Thursday, May 25, 2006

IVF may raise risk of "low lying placenta disorder"

Several European news sources are carrying a story on the results of a study released by Norwegian researchers that indicate that women underdoing IVF treatment may have a substantially increased chance of experiencing placenta praevia, a condition in which the placenta blocks the womb’s entrance. This condition, also referred to as "low placenta", is potentially serious for both mother and baby.

The study showed that women underdoing IVF had up to six times increased chances of experiencing placenta praevia. The reason for the complication is still unknown but researchers believe it may be related to the causes of infertility. If that is the case, that would mean that it is not the IVF treatment itself that is causing the complication. But the condition leading to the need for IVF treatment. If researchers can definitively identify the cause that could lead to safer IVF treatments.

Monday, May 01, 2006

Medical tourism specialty: Fertility tourism

Medical tourism isn't new.

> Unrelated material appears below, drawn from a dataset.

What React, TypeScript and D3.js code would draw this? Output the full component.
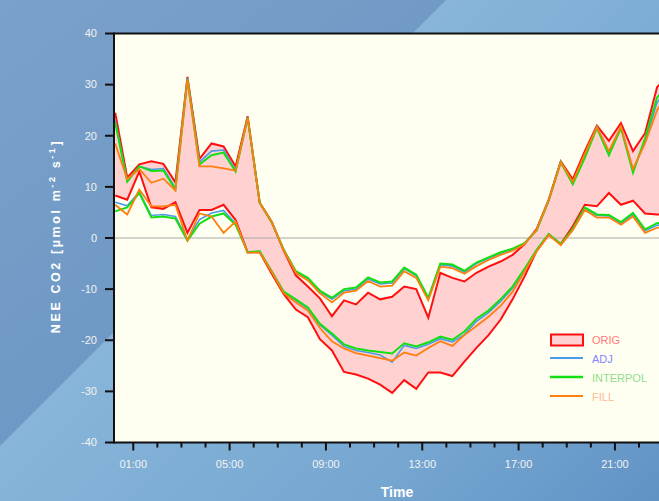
import React from 'react';
import * as d3 from 'd3';

// Half-hourly time stamps (hours of day)
const hours = [
  0.25, 0.75, 1.25, 1.75, 2.25, 2.75, 3.25, 3.75, 4.25, 4.75, 5.25, 5.75,
  6.25, 6.75, 7.25, 7.75, 8.25, 8.75, 9.25, 9.75, 10.25, 10.75, 11.25, 11.75,
  12.25, 12.75, 13.25, 13.75, 14.25, 14.75, 15.25, 15.75, 16.25, 16.75, 17.25, 17.75,
  18.25, 18.75, 19.25, 19.75, 20.25, 20.75, 21.25, 21.75, 22.25, 22.75, 23.25, 23.75,
];

// ORIG envelope (filled band)
const origUpper = [
  24.5, 11.8, 14.4, 15, 14.5, 10.9, 31.5, 15.5, 18.5, 17.9, 14, 23.8,
  6.9, 3.2, -2.5, -7.3, -9.5, -11.8, -15.3, -12.2, -13, -10.7, -12, -11.5,
  -9.5, -10, -15.6, -6.8, -7.8, -8.5, -6.8, -5.6, -4.6, -3.3, -1.2, 1.8,
  7.5, 15, 11.5, 17, 22, 19, 22.5, 17, 20.5, 29.5, 32, 30,
];
const origLower = [
  8.3, 7.5, 13, 6, 5.7, 7, 1, 5.5, 5.5, 6.5, 3.5, -2.8,
  -2.8, -7, -11, -14, -15.5, -19.8, -22, -26.2, -26.7, -27.5, -28.7, -30.3,
  -27.8, -29.5, -26.3, -26.3, -27, -24.2, -21.5, -19, -16, -12, -7.5, -2.5,
  0.6, -1.2, 2.3, 6.5, 6.2, 8.8, 6.5, 7.3, 4.8, 4.6, 4.6, 4.6,
];

// ADJ envelope
const adjUpper = [
  23, 11.2, 14, 13.4, 13.6, 9.8, 31.3, 14.9, 17, 17.2, 13.2, 23.6,
  6.9, 3.1, -2.3, -6.6, -8, -10.5, -12, -10.3, -10, -8, -9, -8.8,
  -6, -7.4, -11.9, -5.2, -5.5, -6.7, -5, -4, -3, -2.2, -1, 1.6,
  7.4, 14.9, 10.8, 16, 21.8, 16.6, 21.7, 13.1, 19, 26.5, 29.5, 28.5,
];
const adjLower = [
  7, 6.3, 9, 4.4, 4.6, 4.2, -0.3, 3.6, 4.9, 5.4, 2.8, -2.8,
  -2.6, -6.6, -10.6, -12.2, -13.8, -17, -19, -21.2, -22, -22.4, -22.9, -24.3,
  -21, -21.6, -20.8, -19.7, -20.3, -18.9, -16.3, -14.6, -12.4, -9.8, -6.2, -2.4,
  0.7, -1.3, 1.7, 5.8, 4.4, 4.3, 2.9, 4.6, 1.4, 2.5, 2.6, 2.6,
];

// INTERPOL envelope
const interpUpper = [
  22.6, 11, 14, 13.1, 13.2, 9.5, 31, 14.4, 16.2, 16.7, 13, 23.5,
  6.9, 3, -2.3, -6.5, -7.8, -10.3, -11.7, -10, -9.7, -7.7, -8.7, -8.5,
  -5.8, -7.2, -11.7, -5, -5.2, -6.4, -4.8, -3.8, -2.8, -2.1, -1, 1.5,
  7.3, 14.8, 10.5, 15.7, 21.5, 16.2, 21.5, 12.8, 19.5, 27.5, 30, 29,
];
const interpLower = [
  5.2, 6, 8.8, 4, 4.2, 3.8, -0.5, 2.8, 4.2, 4.8, 2.6, -2.8,
  -2.6, -6.5, -10.5, -12, -13.6, -16.8, -18.7, -20.8, -21.6, -22, -22.3, -22.6,
  -20.6, -21.2, -20.4, -19.3, -19.9, -18.3, -15.8, -14.2, -12, -9.5, -6, -2.3,
  0.8, -1.2, 1.8, 6, 4.6, 4.5, 3.1, 4.9, 1.7, 2.9, 3, 3,
];

// FILL envelope
const fillUpper = [
  18.5, 11.5, 13.5, 10.8, 11.6, 9.3, 31, 14, 14, 13.6, 13.2, 23.5,
  6.9, 3.1, -2.4, -6.8, -8.3, -10.8, -12.6, -10.7, -10.3, -8.4, -9.5, -9.3,
  -6.5, -7.8, -12.2, -5.6, -5.9, -7, -5.5, -4.3, -3.3, -2.5, -1.2, 1.6,
  7.4, 14.8, 11, 16.5, 21.7, 17, 21.8, 13.5, 18.5, 25, 29, 28,
];
const fillLower = [
  6.5, 4.6, 9.5, 6.2, 6.2, 6.5, -0.5, 4.8, 4.2, 1, 3.2, -2.9,
  -2.8, -6.6, -10.8, -12.6, -14.2, -17.6, -20.2, -21.6, -22.5, -23, -23.5, -24,
  -22.4, -23, -21.5, -20.2, -21.1, -19, -17.2, -15.4, -13.3, -10.5, -6.5, -2.6,
  0.6, -1.4, 1.5, 5.5, 4, 4, 2.6, 4.2, 1, 2, 2.2, 2.2,
];

const yTicks = [40, 30, 20, 10, 0, -10, -20, -30, -40];
const hourTicks = [1, 2, 3, 4, 5, 6, 7, 8, 9, 10, 11, 12, 13, 14, 15, 16, 17, 18, 19, 20, 21, 22, 23, 24];
const labelledHours = [1, 5, 9, 13, 17, 21];
const hourLabels = ['01:00', '05:00', '09:00', '13:00', '17:00', '21:00'];
const legendLabels = ['ORIG', 'ADJ', 'INTERPOL', 'FILL'];

const W = 659;
const H = 501;
const left = 114;
const top = 33.5;
const bottom = 442.5;
const right = 692;

const FONT = "'Liberation Sans', Arial, sans-serif";

export default function App() {
  const x = d3.scaleLinear().domain([0.2, 24.2]).range([left, right]);
  const y = d3.scaleLinear().domain([-40, 40]).range([bottom, top]);

  const line = (vals: number[]) =>
    d3.line<number>().x((_, i) => x(hours[i])).y((v) => y(v))(vals) || '';

  const band =
    d3
      .area<number>()
      .x((_, i) => x(hours[i]))
      .y0((_, i) => y(origLower[i]))
      .y1((v) => y(v))(origUpper) || '';

  const series = [
    { up: adjUpper, lo: adjLower, color: '#4d9be8', w: 1.6 },
    { up: interpUpper, lo: interpLower, color: '#12e012', w: 2 },
    { up: fillUpper, lo: fillLower, color: '#ff7f0e', w: 1.8 },
  ];

  const legendText = ['#ff7a7a', '#8585ff', '#8fdc8f', '#ffb899'];
  const legendLine = ['#4d9be8', '#12e012', '#ff7f0e'];

  return (
    <svg
      width={W}
      height={H}
      style={{ position: 'absolute', left: 0, top: 0, display: 'block' }}
      fontFamily={FONT}
    >
      <defs>
        <linearGradient id="bgBase" x1="0" y1="0" x2="1" y2="1">
          <stop offset="0" stopColor="#7aa1c9" />
          <stop offset="1" stopColor="#5f8dc0" />
        </linearGradient>
        <linearGradient id="bgBeam" gradientUnits="userSpaceOnUse" x1="220" y1="220" x2="600" y2="600">
          <stop offset="0" stopColor="#88b5d9" />
          <stop offset="0.55" stopColor="#76a7d1" />
          <stop offset="1" stopColor="#5e90c4" />
        </linearGradient>
        <clipPath id="plotClip">
          <rect x={left} y={top} width={right - left} height={bottom - top} />
        </clipPath>
      </defs>

      <rect x={0} y={0} width={W} height={H} fill="url(#bgBase)" />
      <polygon points="446,0 659,0 659,501 0,501 0,446" fill="url(#bgBeam)" />

      <rect x={left} y={top} width={right - left} height={bottom - top} fill="#fffff1" />

      <g clipPath="url(#plotClip)">
        <path d={band} fill="#ffd1d1" stroke="none" />
        <line x1={left} x2={right} y1={y(0)} y2={y(0)} stroke="#a9a9a9" strokeWidth={1.2} />
        <path d={line(origUpper)} fill="none" stroke="#ff1010" strokeWidth={2} />
        <path d={line(origLower)} fill="none" stroke="#ff1010" strokeWidth={2} />
        {series.map((s, k) => (
          <g key={k}>
            <path d={line(s.up)} fill="none" stroke={s.color} strokeWidth={s.w} />
            <path d={line(s.lo)} fill="none" stroke={s.color} strokeWidth={s.w} />
          </g>
        ))}
      </g>

      {/* frame */}
      <line x1={left} x2={W} y1={top} y2={top} stroke="#111" strokeWidth={2} />
      <line x1={left} x2={left} y1={top - 1} y2={bottom + 1} stroke="#111" strokeWidth={2} />
      <line x1={left} x2={W} y1={bottom} y2={bottom} stroke="#111" strokeWidth={2} />

      {/* y axis */}
      {yTicks.map((t) => (
        <g key={t}>
          <line x1={left - 9} x2={left} y1={y(t)} y2={y(t)} stroke="#111" strokeWidth={2} />
          <text
            x={97}
            y={y(t)}
            dy="0.35em"
            textAnchor="end"
            fontSize={11}
            fill="#f2f2f2"
          >
            {t}
          </text>
        </g>
      ))}

      {/* x axis */}
      {hourTicks.map((h) => (
        <line
          key={h}
          x1={x(h)}
          x2={x(h)}
          y1={bottom}
          y2={bottom + (labelledHours.includes(h) ? 8 : 5)}
          stroke="#111"
          strokeWidth={2}
        />
      ))}
      {labelledHours.map((h, i) => (
        <text key={h} x={x(h)} y={468} textAnchor="middle" fontSize={11} fill="#f2f2f2">
          {hourLabels[i]}
        </text>
      ))}

      {/* axis titles */}
      <text x={397} y={497} textAnchor="middle" fontSize={14} fontWeight="bold" fill="#ffffff">
        Time
      </text>
      <text
        transform="translate(60,236) rotate(-90)"
        textAnchor="middle"
        fontSize={12.5}
        fontWeight="bold"
        fill="#ffffff"
        letterSpacing={2.6}
      >
        NEE CO2 [µmol m
        <tspan dy={-5} fontSize={9}>-2</tspan>
        <tspan dy={5}> s</tspan>
        <tspan dy={-5} fontSize={9}>-1</tspan>
        <tspan dy={5}>]</tspan>
      </text>

      {/* legend */}
      <g>
        <rect x={551} y={334.5} width={32} height={11} fill="#ffd1d1" stroke="#ff1010" strokeWidth={2} />
        {legendLine.map((c, i) => (
          <line
            key={i}
            x1={550}
            x2={583}
            y1={358 + i * 19}
            y2={358 + i * 19}
            stroke={c}
            strokeWidth={i === 1 ? 2.4 : 1.8}
          />
        ))}
        {legendLabels.map((l, i) => (
          <text key={l} x={592} y={340 + i * 19} dy="0.35em" fontSize={11} fill={legendText[i]}>
            {l}
          </text>
        ))}
      </g>
    </svg>
  );
}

It has steadily grown for years, more rapidly in recent years as medical costs spiral up and quality of care plummets in the west. Now we are getting medical tourism specialties. A story in early April in Newsweek's online international edition has a web page titled "Fertility Tourism: Childless Couples Try India". The story focuses on a British couple that went to India to find a surrogate. That part of the story is quite interesting and includes some of the issues that make finding a surrogate in the UK so difficult. But the thing that caught my eye was the term "fertility tourism". I suppose all sorts of related terms could be coined, dental tourism, etc. As the popularity of medical tourism grows the specializations and specialized terminology are bound to grow as well.